# Start of SUPPLIED DATA

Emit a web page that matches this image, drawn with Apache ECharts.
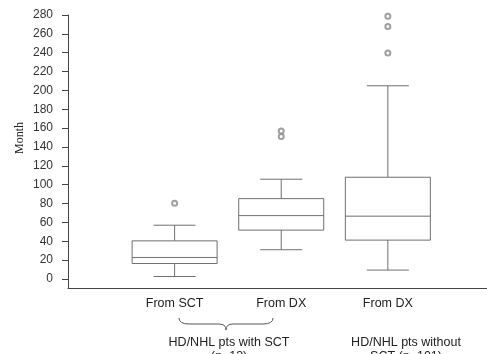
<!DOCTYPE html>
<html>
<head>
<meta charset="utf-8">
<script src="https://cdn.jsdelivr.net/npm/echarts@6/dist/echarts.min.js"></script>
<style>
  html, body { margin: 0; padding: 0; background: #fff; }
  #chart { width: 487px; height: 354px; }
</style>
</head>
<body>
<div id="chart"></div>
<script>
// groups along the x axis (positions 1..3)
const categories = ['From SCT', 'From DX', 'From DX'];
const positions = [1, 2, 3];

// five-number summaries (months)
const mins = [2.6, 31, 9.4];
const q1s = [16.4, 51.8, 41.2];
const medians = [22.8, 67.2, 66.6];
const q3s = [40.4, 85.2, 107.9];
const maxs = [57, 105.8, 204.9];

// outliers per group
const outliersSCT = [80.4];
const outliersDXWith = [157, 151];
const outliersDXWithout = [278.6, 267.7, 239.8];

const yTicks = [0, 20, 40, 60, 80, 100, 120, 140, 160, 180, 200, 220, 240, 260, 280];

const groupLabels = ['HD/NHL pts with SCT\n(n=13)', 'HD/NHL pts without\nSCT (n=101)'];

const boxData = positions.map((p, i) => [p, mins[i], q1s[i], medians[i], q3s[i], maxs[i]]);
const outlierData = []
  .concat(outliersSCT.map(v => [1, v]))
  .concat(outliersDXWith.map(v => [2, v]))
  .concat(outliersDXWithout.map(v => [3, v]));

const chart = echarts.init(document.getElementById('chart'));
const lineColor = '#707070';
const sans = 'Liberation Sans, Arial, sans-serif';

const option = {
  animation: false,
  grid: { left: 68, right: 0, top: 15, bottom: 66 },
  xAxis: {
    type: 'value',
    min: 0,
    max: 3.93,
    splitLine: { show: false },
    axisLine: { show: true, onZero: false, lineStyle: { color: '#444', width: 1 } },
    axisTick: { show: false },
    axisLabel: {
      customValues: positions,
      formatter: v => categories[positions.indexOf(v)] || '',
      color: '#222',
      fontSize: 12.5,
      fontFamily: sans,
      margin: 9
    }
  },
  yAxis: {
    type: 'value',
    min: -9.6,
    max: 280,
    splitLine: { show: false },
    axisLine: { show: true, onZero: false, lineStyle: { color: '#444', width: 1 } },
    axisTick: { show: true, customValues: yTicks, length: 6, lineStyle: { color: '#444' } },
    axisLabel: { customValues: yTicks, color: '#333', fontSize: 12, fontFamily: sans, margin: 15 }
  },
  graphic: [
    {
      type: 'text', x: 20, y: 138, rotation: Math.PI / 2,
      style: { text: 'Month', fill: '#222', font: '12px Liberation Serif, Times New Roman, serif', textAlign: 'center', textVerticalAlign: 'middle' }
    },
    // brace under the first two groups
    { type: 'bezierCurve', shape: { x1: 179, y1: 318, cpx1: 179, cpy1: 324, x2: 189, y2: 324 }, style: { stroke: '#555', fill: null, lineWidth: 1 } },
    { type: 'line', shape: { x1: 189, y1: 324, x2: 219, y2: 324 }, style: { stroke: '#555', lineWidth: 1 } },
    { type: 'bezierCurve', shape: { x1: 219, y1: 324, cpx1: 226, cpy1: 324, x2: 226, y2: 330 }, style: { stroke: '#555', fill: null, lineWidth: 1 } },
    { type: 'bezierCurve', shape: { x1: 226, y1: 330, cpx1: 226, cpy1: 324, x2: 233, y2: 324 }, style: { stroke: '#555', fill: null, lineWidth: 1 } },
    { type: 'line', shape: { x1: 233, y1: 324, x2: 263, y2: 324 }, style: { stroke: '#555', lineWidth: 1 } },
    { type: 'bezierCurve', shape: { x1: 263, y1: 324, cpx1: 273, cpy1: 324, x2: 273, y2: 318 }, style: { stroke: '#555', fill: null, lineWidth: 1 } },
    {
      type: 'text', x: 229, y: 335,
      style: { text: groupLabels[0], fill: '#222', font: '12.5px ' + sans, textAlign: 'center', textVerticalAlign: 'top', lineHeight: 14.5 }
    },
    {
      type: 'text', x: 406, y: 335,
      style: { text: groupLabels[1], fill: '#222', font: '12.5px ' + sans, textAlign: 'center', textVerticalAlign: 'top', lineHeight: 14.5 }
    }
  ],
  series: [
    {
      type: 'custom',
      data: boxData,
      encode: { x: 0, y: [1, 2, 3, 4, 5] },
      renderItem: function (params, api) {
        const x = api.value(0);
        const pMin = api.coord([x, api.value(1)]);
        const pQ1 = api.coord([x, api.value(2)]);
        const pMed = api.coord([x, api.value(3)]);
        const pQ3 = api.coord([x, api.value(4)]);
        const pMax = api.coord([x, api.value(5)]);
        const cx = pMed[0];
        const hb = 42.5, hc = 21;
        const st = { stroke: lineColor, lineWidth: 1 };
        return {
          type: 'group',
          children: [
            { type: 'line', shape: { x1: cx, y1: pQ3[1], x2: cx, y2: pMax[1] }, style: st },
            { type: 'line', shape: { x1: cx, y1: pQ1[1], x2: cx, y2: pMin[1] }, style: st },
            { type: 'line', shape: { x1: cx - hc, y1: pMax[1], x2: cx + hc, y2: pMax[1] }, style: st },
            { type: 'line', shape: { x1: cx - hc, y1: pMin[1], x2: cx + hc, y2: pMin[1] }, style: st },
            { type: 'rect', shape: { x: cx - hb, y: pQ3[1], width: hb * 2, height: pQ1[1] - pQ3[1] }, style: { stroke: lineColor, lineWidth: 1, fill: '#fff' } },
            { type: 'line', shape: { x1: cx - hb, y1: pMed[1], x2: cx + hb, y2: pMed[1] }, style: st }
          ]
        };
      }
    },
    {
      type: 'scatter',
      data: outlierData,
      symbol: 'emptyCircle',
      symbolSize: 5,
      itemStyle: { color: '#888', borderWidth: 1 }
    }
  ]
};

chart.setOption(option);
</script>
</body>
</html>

# End of SUPPLIED DATA
# Start of SUPPLIED DATA

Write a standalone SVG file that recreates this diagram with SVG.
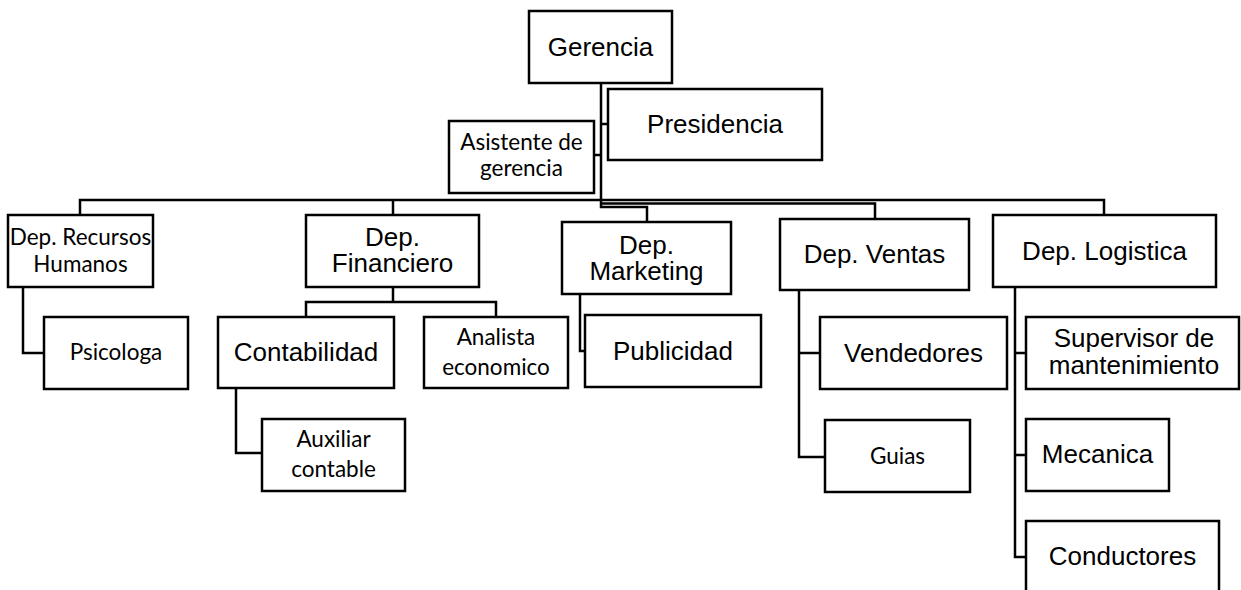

# End of SUPPLIED DATA
# Start of SUPPLIED DATA

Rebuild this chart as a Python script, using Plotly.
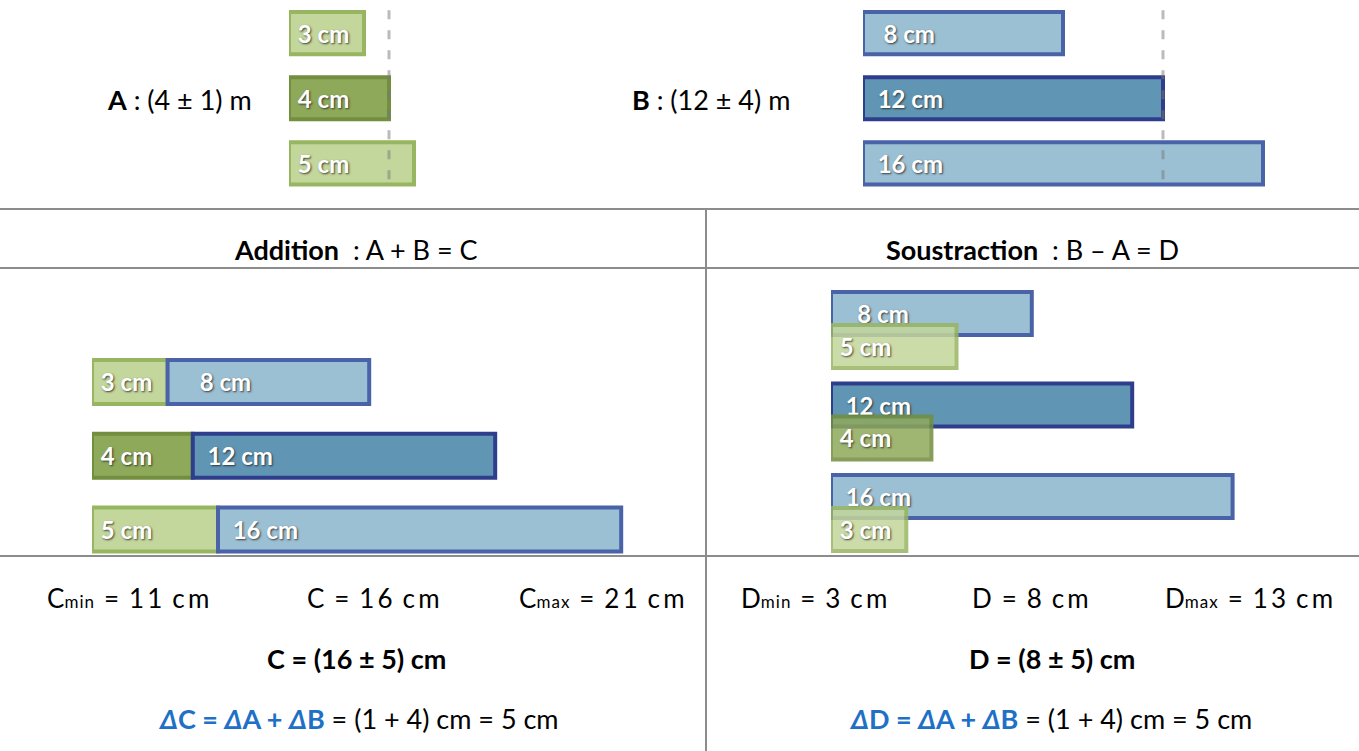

# End of SUPPLIED DATA

Keep to the lines between the line with "Emit a web page" and the line with "const sans = 'Liberation", inclusive, and transcribe them without pictures.

■ **RIGHT ANSWER**:
Emit a web page that matches this image, drawn with Apache ECharts.
<!DOCTYPE html>
<html>
<head>
<meta charset="utf-8">
<script src="https://cdn.jsdelivr.net/npm/echarts@6/dist/echarts.min.js"></script>
<style>
  html, body { margin: 0; padding: 0; background: #fff; }
  #chart { width: 487px; height: 354px; }
</style>
</head>
<body>
<div id="chart"></div>
<script>
// groups along the x axis (positions 1..3)
const categories = ['From SCT', 'From DX', 'From DX'];
const positions = [1, 2, 3];

// five-number summaries (months)
const mins = [2.6, 31, 9.4];
const q1s = [16.4, 51.8, 41.2];
const medians = [22.8, 67.2, 66.6];
const q3s = [40.4, 85.2, 107.9];
const maxs = [57, 105.8, 204.9];

// outliers per group
const outliersSCT = [80.4];
const outliersDXWith = [157, 151];
const outliersDXWithout = [278.6, 267.7, 239.8];

const yTicks = [0, 20, 40, 60, 80, 100, 120, 140, 160, 180, 200, 220, 240, 260, 280];

const groupLabels = ['HD/NHL pts with SCT\n(n=13)', 'HD/NHL pts without\nSCT (n=101)'];

const boxData = positions.map((p, i) => [p, mins[i], q1s[i], medians[i], q3s[i], maxs[i]]);
const outlierData = []
  .concat(outliersSCT.map(v => [1, v]))
  .concat(outliersDXWith.map(v => [2, v]))
  .concat(outliersDXWithout.map(v => [3, v]));

const chart = echarts.init(document.getElementById('chart'));
const lineColor = '#707070';
const sans = 'Liberation Sans, Arial, sans-serif';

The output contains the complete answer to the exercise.